Respecto a la segunda idea, Europa, de la que el propio Ortega decía ser su «decano» en el prólogo de la La rebelión de las masas (1930), será necesario advertir ante todo que el término no se refiere únicamente a un sentido geográfico, geopolítico o económico, sino a una idea transversal que recubre todos esos sentidos. No se habla en exclusiva, por tanto, ni de la delimitación del territorio que hiciera en el siglo XVIII el geógrafo y maestro de minas ruso Vassili Tatichtchev; ni del proyecto geopolítico latente desde Hitler a los tiempos de la Guerra fría; ni siquiera del propósito de un mercado común.
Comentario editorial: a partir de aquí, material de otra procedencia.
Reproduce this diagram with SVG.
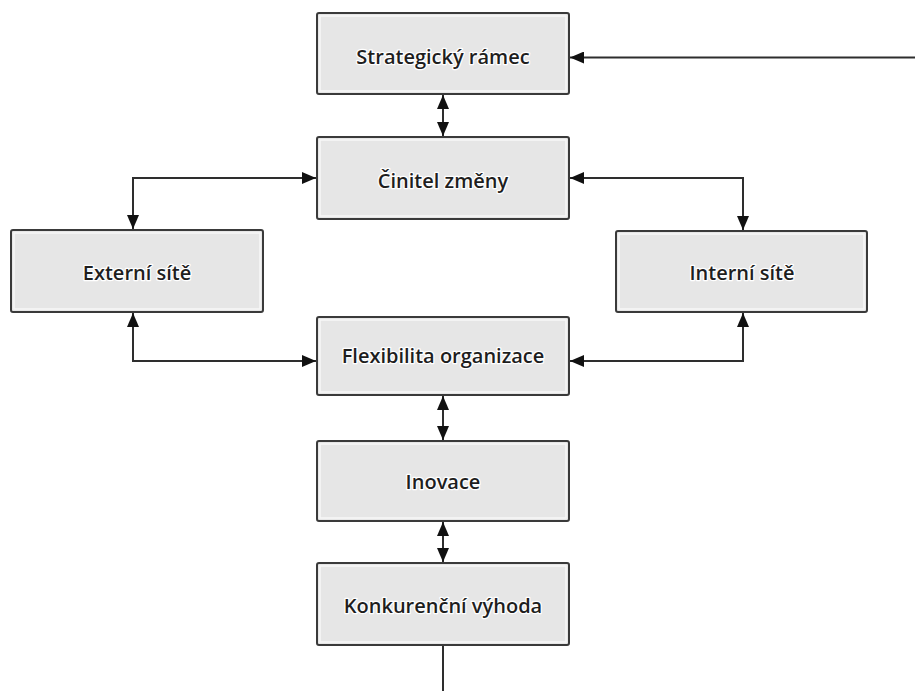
<svg xmlns="http://www.w3.org/2000/svg" width="915" height="691" viewBox="0 0 915 691">
<style>
.box{fill:#e6e6e6;stroke:#3a3a3a;stroke-width:2}
.inner{fill:none;stroke:#f7f7f7;stroke-width:1.5}
.lbl{font-family:"Open Sans","Liberation Sans",sans-serif;font-weight:600;font-size:20px;fill:#1e1e1e;text-anchor:middle;dominant-baseline:middle;stroke:#ffffff;stroke-width:2.5;paint-order:stroke;stroke-linejoin:round}
.ln{fill:none;stroke:#2e2e2e;stroke-width:2}
</style>
<defs>
<marker id="ah" viewBox="0 0 14 12" refX="14" refY="6" markerWidth="14" markerHeight="12" markerUnits="userSpaceOnUse" orient="auto-start-reverse">
<path d="M0,0 L14,6 L0,12 z" fill="#111"/>
</marker>
</defs>
<rect width="915" height="691" fill="#ffffff"/>
<g id="connectors">
<line class="ln" x1="915" y1="57.5" x2="570" y2="57.5" marker-end="url(#ah)"/>
<line class="ln" x1="443" y1="95" x2="443" y2="136" marker-start="url(#ah)" marker-end="url(#ah)"/>
<polyline class="ln" points="316,178 133,178 133,229" marker-start="url(#ah)" marker-end="url(#ah)"/>
<polyline class="ln" points="570,178 743,178 743,230" marker-start="url(#ah)" marker-end="url(#ah)"/>
<polyline class="ln" points="133,313 133,361 316,361" marker-start="url(#ah)" marker-end="url(#ah)"/>
<polyline class="ln" points="743,313 743,361 570,361" marker-start="url(#ah)" marker-end="url(#ah)"/>
<line class="ln" x1="443" y1="396" x2="443" y2="440" marker-start="url(#ah)" marker-end="url(#ah)"/>
<line class="ln" x1="443" y1="522" x2="443" y2="562" marker-start="url(#ah)" marker-end="url(#ah)"/>
<line class="ln" x1="443" y1="646" x2="443" y2="691"/>
</g>
<g id="strategicky">
<rect class="box" x="317" y="13" width="252" height="81" rx="2"/>
<rect class="inner" x="320" y="16" width="246" height="75"/>
<text class="lbl" x="443" y="58.5">Strategický rámec</text>
</g>
<g id="cinitel">
<rect class="box" x="317" y="137" width="252" height="82" rx="2"/>
<rect class="inner" x="320" y="140" width="246" height="76"/>
<text class="lbl" x="443" y="182.5">Činitel změny</text>
</g>
<g id="externi">
<rect class="box" x="11" y="230" width="252" height="82" rx="2"/>
<rect class="inner" x="14" y="233" width="246" height="76"/>
<text class="lbl" x="137" y="274.5">Externí sítě</text>
</g>
<g id="interni">
<rect class="box" x="616" y="231" width="251" height="81" rx="2"/>
<rect class="inner" x="619" y="234" width="245" height="75"/>
<text class="lbl" x="742" y="274.5">Interní sítě</text>
</g>
<g id="flexibilita">
<rect class="box" x="317" y="317" width="252" height="78" rx="2"/>
<rect class="inner" x="320" y="320" width="246" height="72"/>
<text class="lbl" x="443" y="357.5">Flexibilita organizace</text>
</g>
<g id="inovace">
<rect class="box" x="317" y="441" width="252" height="80" rx="2"/>
<rect class="inner" x="320" y="444" width="246" height="74"/>
<text class="lbl" x="443" y="483.5">Inovace</text>
</g>
<g id="konkurencni">
<rect class="box" x="317" y="563" width="252" height="82" rx="2"/>
<rect class="inner" x="320" y="566" width="246" height="76"/>
<text class="lbl" x="443" y="607.5">Konkurenční výhoda</text>
</g>
</svg>
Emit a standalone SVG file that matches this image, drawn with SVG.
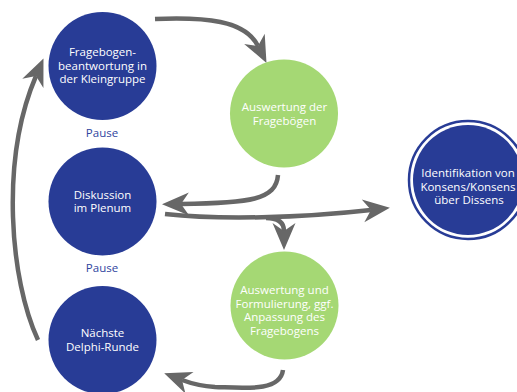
<svg xmlns="http://www.w3.org/2000/svg" width="517" height="392" viewBox="0 0 517 392">
  <style>
    .blue { fill: #283c96; }
    .green { fill: #a5d874; }
    .lbl { font-family: "Open Sans", "Noto Sans", "Liberation Sans", sans-serif; font-size: 11.5px; text-anchor: middle; fill: #ffffff; }
    .pause { font-family: "Open Sans", "Noto Sans", "Liberation Sans", sans-serif; font-size: 11.5px; text-anchor: middle; fill: #2f44a0; }
    .conn { fill: none; stroke: #676767; stroke-width: 4.5; marker-end: url(#head); }
  </style>
  <defs>
    <marker id="head" markerUnits="userSpaceOnUse" viewBox="-2 -13 32 26" markerWidth="32" markerHeight="26" refX="8" refY="0" orient="auto">
      <path d="M0,-11.5 L27,0 L0,11.5 L8,0 Z" fill="#676767"/>
    </marker>
  </defs>
  <rect width="517" height="392" fill="#ffffff"/>

  <g id="connectors">
    <path class="conn" d="M155,19 C205,17 245,20 258,46"/>
    <path class="conn" d="M278,175 C276,200 250,203 181,204"/>
    <path class="conn" d="M165,214 C220,220 300,218 371,210"/>
    <path class="conn" d="M266,218 C278,218 284,222 284,231"/>
    <path class="conn" d="M283,370 C280,392 245,388 215,387 C200,386 190,383 182,380"/>
    <path class="conn" d="M38,340 C10,280 0,160 36,76"/>
  </g>

  <g id="fragebogenbeantwortung">
    <circle class="blue" cx="102.5" cy="66" r="54"/>
    <text class="lbl" x="102.5" y="56">Fragebogen-</text>
    <text class="lbl" x="102.5" y="69.5">beantwortung in</text>
    <text class="lbl" x="102.5" y="83">der Kleingruppe</text>
  </g>

  <g id="pause1">
    <text class="pause" x="102" y="137">Pause</text>
  </g>

  <g id="diskussion">
    <circle class="blue" cx="102.5" cy="201.5" r="54"/>
    <text class="lbl" x="102.5" y="198.5">Diskussion</text>
    <text class="lbl" x="102.5" y="212">im Plenum</text>
  </g>

  <g id="pause2">
    <text class="pause" x="102" y="272">Pause</text>
  </g>

  <g id="naechste-runde">
    <circle class="blue" cx="102.5" cy="340" r="54"/>
    <text class="lbl" x="102.5" y="337">Nächste</text>
    <text class="lbl" x="102.5" y="350.5">Delphi-Runde</text>
  </g>

  <g id="auswertung-frageboegen">
    <circle class="green" cx="284" cy="113.5" r="54"/>
    <text class="lbl" x="284.5" y="111">Auswertung der</text>
    <text class="lbl" x="284.5" y="124.5">Fragebögen</text>
  </g>

  <g id="auswertung-formulierung">
    <circle class="green" cx="284.5" cy="305.5" r="54"/>
    <text class="lbl" x="284.5" y="294">Auswertung und</text>
    <text class="lbl" x="284.5" y="307.5">Formulierung, ggf.</text>
    <text class="lbl" x="284.5" y="321">Anpassung des</text>
    <text class="lbl" x="284.5" y="334.5">Fragebogens</text>
  </g>

  <g id="identifikation">
    <circle cx="468" cy="180" r="59" fill="none" stroke="#283c96" stroke-width="2.5"/>
    <circle class="blue" cx="468" cy="180" r="55"/>
    <text class="lbl" x="468" y="177">Identifikation von</text>
    <text class="lbl" x="468" y="190.5">Konsens/Konsens</text>
    <text class="lbl" x="469" y="204">über Dissens</text>
  </g>
</svg>
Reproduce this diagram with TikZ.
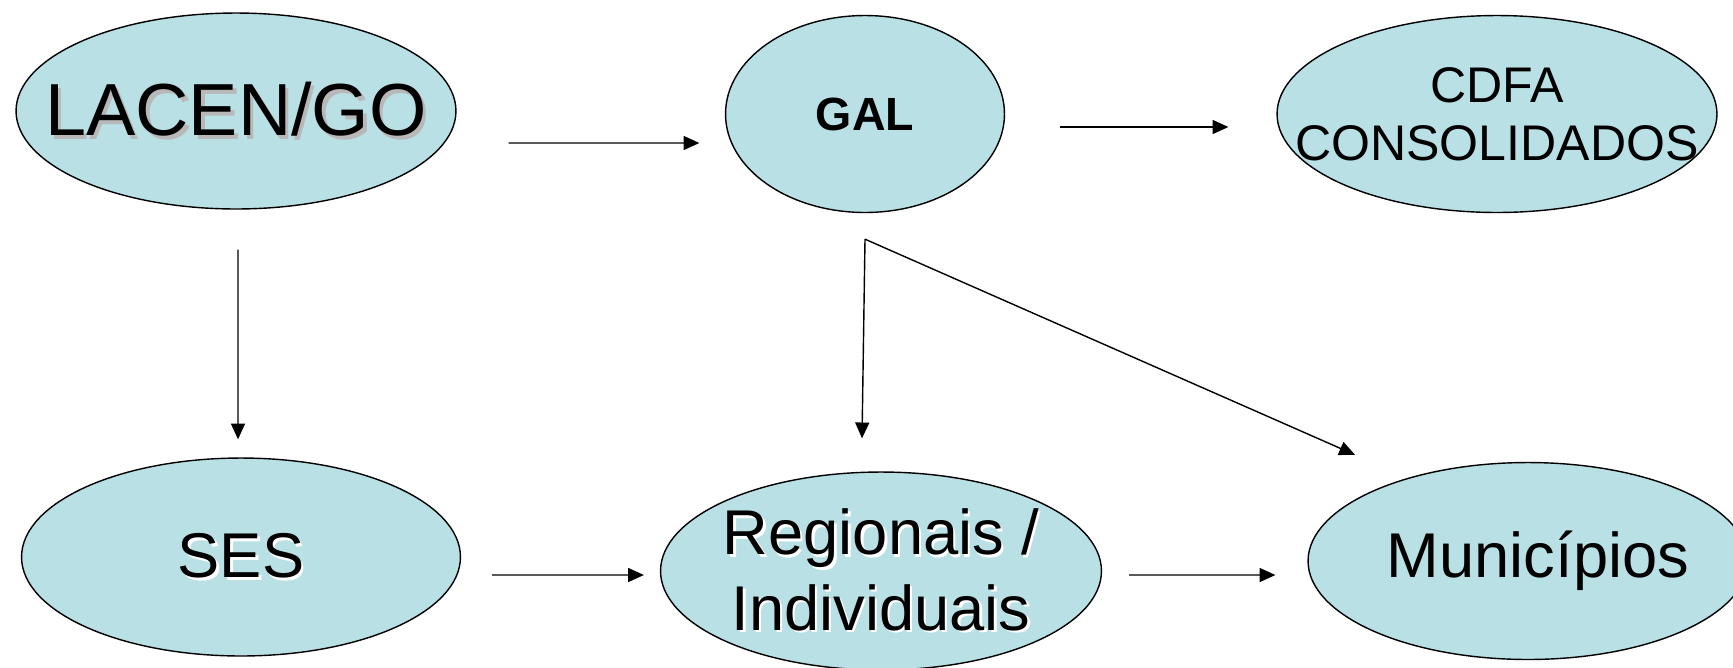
\documentclass[tikz,border=0pt]{standalone}
\usepackage{fontspec}
\setmainfont{Liberation Sans}
\usetikzlibrary{shapes.geometric,arrows.meta}
\definecolor{celeste}{RGB}{185,224,228}
\newcommand\grayshade[1]{\rlap{\hspace{2pt}\raisebox{-2pt}{\color{black!28}#1}}#1}
\newcommand\whiteshade[1]{\rlap{\hspace{1.4pt}\raisebox{-1.4pt}{\color{white}#1}}#1}

\begin{document}
\begin{tikzpicture}[x=0.02cm,y=-0.02cm,
	bubble/.style={ellipse,draw,line width=0.8pt,fill=celeste,inner xsep=-40pt,inner ysep=-12pt,align=center},
	flow/.style={line width=0.8pt,-{Triangle[length=9pt,width=8pt]}}]
	\useasboundingbox[fill=white] (0,0) rectangle (1733,667);
	\node[bubble,minimum width=8.8cm,minimum height=3.92cm,font=\fontsize{42}{50}\selectfont]
		(lacen) at (236,111) {\grayshade{LACEN/GO}};
	\node[bubble,minimum width=5.58cm,minimum height=3.94cm,font=\fontsize{26.5}{31}\selectfont\bfseries]
		(gal) at (865,114) {GAL};
	\node[bubble,minimum width=8.8cm,minimum height=3.94cm,font=\fontsize{28.5}{33}\selectfont]
		(cdfa) at (1497,114) {CDFA\\CONSOLIDADOS};
	\node[bubble,minimum width=8.78cm,minimum height=3.96cm,font=\fontsize{36}{43}\selectfont]
		(ses) at (241,557) {\whiteshade{SES}};
	\node[bubble,minimum width=8.82cm,minimum height=3.96cm,font=\fontsize{36}{43}\selectfont]
		(reg) at (881,571) {\whiteshade{Regionais /}\\\whiteshade{Individuais}};
	\node[bubble,minimum width=8.8cm,minimum height=3.94cm,font=\fontsize{36}{43}\selectfont]
		(mun) at (1528,561) {\hspace{0.4cm}Municípios};
	\coordinate (galfoot) at ([yshift=-0.52cm]gal.south);
	\draw[flow] ([xshift=1.04cm,yshift=-0.64cm]lacen.east) -- ([xshift=-0.51cm,yshift=-0.58cm]gal.west);
	\draw[flow] ([xshift=1.1cm,yshift=-0.26cm]gal.east) -- ([xshift=-0.96cm,yshift=-0.26cm]cdfa.west);
	\draw[flow] ([xshift=0.04cm,yshift=-0.8cm]lacen.south) -- ([xshift=-0.06cm,yshift=0.36cm]ses.north);
	\draw[flow] (galfoot) -- ([xshift=-0.38cm,yshift=0.66cm]reg.north);
	\draw[flow] (galfoot) -- ([xshift=-3.46cm,yshift=0.14cm]mun.north);
	\draw[flow] ([xshift=0.62cm,yshift=-0.36cm]ses.east) -- ([xshift=-0.32cm,yshift=-0.08cm]reg.west);
	\draw[flow] ([xshift=0.54cm,yshift=-0.08cm]reg.east) -- ([xshift=-0.64cm,yshift=-0.28cm]mun.west);
\end{tikzpicture}
\end{document}
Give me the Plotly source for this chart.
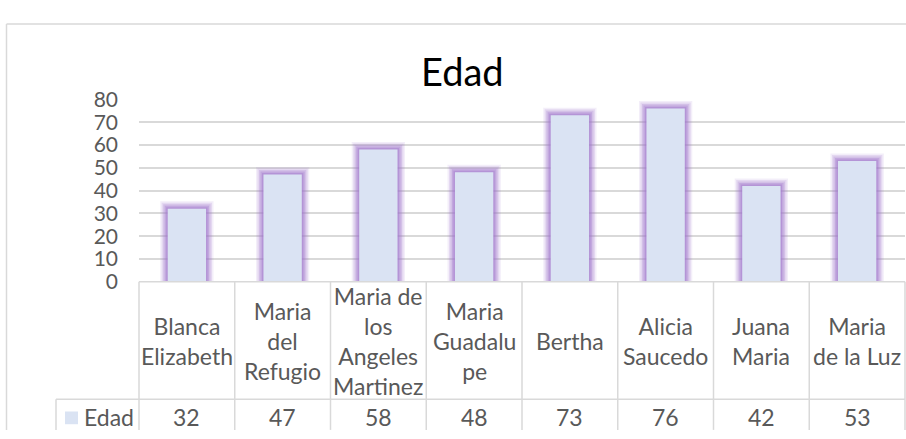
import plotly.graph_objects as go

# Data
names = ["Blanca Elizabeth", "Maria del Refugio", "Maria de los Angeles Martinez",
         "Maria Guadalupe", "Bertha", "Alicia Saucedo", "Juana Maria", "Maria de la Luz"]
cell_labels = ["Blanca<br>Elizabeth", "Maria<br>del<br>Refugio", "Maria de<br>los<br>Angeles<br>Martinez",
               "Maria<br>Guadalu<br>pe", "Bertha", "Alicia<br>Saucedo", "Juana<br>Maria", "Maria<br>de la Luz"]
edad = [32, 47, 58, 48, 73, 76, 42, 53]
series_name = "Edad"
y_ticks = [0, 10, 20, 30, 40, 50, 60, 70, 80]

W, H = 906, 439
FONT = "Lato"
TXT = "#595959"
GRID = "#d9d9d9"
FILL = "#dae3f3"

# Pixel layout helpers (margins are zero, so paper == full page)
def px(x):
    return x / W

def py(y):
    return 1 - y / H

plot_l, plot_r = 139, 905
plot_t, plot_b = 90.5, 284
table_mid = 408.5
col_w = (plot_r - plot_l) / len(names)

fig = go.Figure()

# Soft purple glow around each bar, built from stacked translucent outlines
for lw, a in [(15, 0.12), (12, 0.18), (9, 0.25), (6, 0.33), (3, 0.4)]:
    fig.add_trace(go.Bar(
        x=names, y=edad, width=0.4,
        marker=dict(color="rgba(0,0,0,0)", line=dict(color=f"rgba(160,118,203,{a})", width=lw)),
        hoverinfo="skip", showlegend=False,
    ))
# Bar fill
fig.add_trace(go.Bar(
    x=names, y=edad, width=0.4, name=series_name,
    marker=dict(color=FILL, line=dict(width=0)), showlegend=False,
))

shapes = []
line = dict(color=GRID, width=1.5)
# Outer chart border (left and top)
shapes.append(dict(type="line", xref="paper", yref="paper", x0=px(6.5), x1=px(6.5), y0=py(10.5), y1=py(H + 2), line=line))
shapes.append(dict(type="line", xref="paper", yref="paper", x0=px(6.5), x1=px(W + 2), y0=py(10.5), y1=py(10.5), line=line))
# Data table grid
shapes.append(dict(type="line", xref="paper", yref="paper", x0=px(plot_l), x1=px(plot_r), y0=py(plot_b), y1=py(plot_b), line=line))
shapes.append(dict(type="line", xref="paper", yref="paper", x0=px(56), x1=px(plot_r), y0=py(table_mid), y1=py(table_mid), line=line))
shapes.append(dict(type="line", xref="paper", yref="paper", x0=px(56), x1=px(56), y0=py(table_mid), y1=py(H + 2), line=line))
for k in range(len(names) + 1):
    xk = plot_l + k * col_w
    shapes.append(dict(type="line", xref="paper", yref="paper", x0=px(xk), x1=px(xk), y0=py(plot_b), y1=py(H + 2), line=line))
# Legend key square
shapes.append(dict(type="rect", xref="paper", yref="paper", x0=px(65), x1=px(78), y0=py(421.5), y1=py(435),
                   fillcolor=FILL, line=dict(width=0)))

annotations = []
annotations.append(dict(text="Edad", xref="paper", yref="paper", x=px(463), y=py(60), xanchor="center",
                        yanchor="middle", showarrow=False, font=dict(family=FONT, size=38, color="#000000")))
for nm, lab, v in zip(names, cell_labels, edad):
    annotations.append(dict(text=lab, xref="x", yref="paper", x=nm, y=py(346.5), xanchor="center",
                            yanchor="middle", showarrow=False, align="center",
                            font=dict(family=FONT, size=23, color=TXT)))
    annotations.append(dict(text=str(v), xref="x", yref="paper", x=nm, y=py(427), xanchor="center",
                            yanchor="middle", showarrow=False, font=dict(family=FONT, size=23, color=TXT)))
annotations.append(dict(text=series_name, xref="paper", yref="paper", x=px(82), y=py(427), xanchor="left",
                        yanchor="middle", showarrow=False, font=dict(family=FONT, size=23, color=TXT)))

fig.update_layout(
    width=W, height=H,
    margin=dict(l=0, r=0, t=0, b=0),
    paper_bgcolor="white", plot_bgcolor="white",
    barmode="overlay",
    showlegend=False,
    shapes=shapes,
    annotations=annotations,
    xaxis=dict(domain=[px(plot_l), px(plot_r)], range=[-0.5, len(names) - 0.5],
               showticklabels=False, showgrid=False, zeroline=False, showline=False, ticks=""),
    yaxis=dict(domain=[py(plot_b), py(plot_t)], range=[0, 80], tickvals=y_ticks,
               showgrid=True, gridcolor=GRID, gridwidth=1.5, zeroline=False, showline=False, ticks="",
               ticklabelstandoff=20, tickfont=dict(family=FONT, size=21, color=TXT)),
)

fig.write_html("out.html")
En consonancia con cierta tradición filosófica, Ortega va más allá y dice que la idea de Europa significa la Cultura por excelencia; frente a la Naturaleza y contraria a la barbarie. El filósofo madrileño se refiere, por consiguiente, a su identidad, a lo que Europa es, dando por supuesta una unidad europea realmente existente. He aquí, a mi juicio, la cuestión de fondo… el verdadero problema.

 

Europa no es una unidad política. Al margen de otras numerosas y sólidas razones históricas, la falta de una norma común que regule su acción hace imposible tal unidad. Por el contrario, cada uno de los Estados miembros, que sí son unidades políticas, contiene y protege su propia norma rechazando injerencias de otras; motivo que explicaría por qué el proyecto de una Constitución Europea hace ya tiempo que se vino abajo sin visos de reactivación. Sin esa norma común, y con las dificultades inherentes a la existencia de distintos idiomas, confesiones y tradiciones, esa unidad política denominada Europa no es más que pura ficción. La percepción de unidad e integración que nos rodea, esa atmósfera europeísta que se respira, no es otra cosa que una ideología que descansa sobre las difusas ideas de democracia y solidaridad. En la práctica, lo que se observa hacia el exterior es un intento de alianza, o solidaridad, frente a terceros (frente a otras potencias, consolidadas o emergentes), mientras que lo realmente existente en el interior es la pugna de cada Estado por una posición hegemónica respecto a los demás. Tomando capciosamente el todo por la parte, Europa por la Unión Europea, y con el euro como herramienta de poder, cada Estado, especialmente Alemania y Francia, persigue con denuedo su preeminencia. Una prueba de ello es que, en cierta medida, el problema del desempleo en España proviene de la gran cantidad de fondos que la Unión Europea dio a España con la espuria y velada intención de desactivar nuestra agricultura, nuestra industria o nuestra minería. Nótese en este sentido que la producción nacional en muchos sectores está limitada.

 

Aun siendo pura ficción, pura ideología, esa idea metafísica de Europa está presente indefectiblemente en los discursos de nuestros políticos, gestores forzosos del encaje de España en Europa, frente a la escasa réplica o la tácita aquiescencia de nuestra sociedad. Así, la importancia de Europa en estas elecciones ha sido irrisoria, apenas un exiguo pretexto para los votantes. Es por ello que las plausibles respuestas a las preguntas que me hacía al principio deben darse en clave nacional. «El español que pretende huir de las preocupaciones nacionales será hecho prisionero de ellas diez veces al día, y acabará por comprender que para un hombre nacido entre el Bidasoa y Gibraltar, es España el problema primero, plenario y perentorio», afirmaba el propio Ortega. En clave nacional, pues, ciertamente la vergonzante debilidad de un Cañete infatuado hasta el ridículo y de una Elena Valenciano convertida en adalid de las mujeres progresistas, tras disfrazarse en la cadena SER de la «chica de ayer» de la Movida madrileña, ha favorecido la bien calculada evasiva nacionalista hacia la fabulosa Europa y la triunfante aparición en la escena política de algún gurú televisivo erigido en cabecilla populista; como Pablo Iglesias, quien no duda en defender, casi simultáneamente y sin titubear, la lucha contra el sistema, el chavismo, el castrismo, el comunismo, el secesionismo, el indigenismo, o incluso el derecho a usar armas para acabar con el «monopolio de la violencia» del Estado. Entre soflama y soflama excretada en sus medios afines, no hay nada más que otro discurso viscoso, confuso y dañino; aunque, eso sí, muy seductor para las mesnadas de desencantados e indignados que le votaron. Otra nebulosa ideológica en auge.

 

Francisco Javier Fernández Curtiella.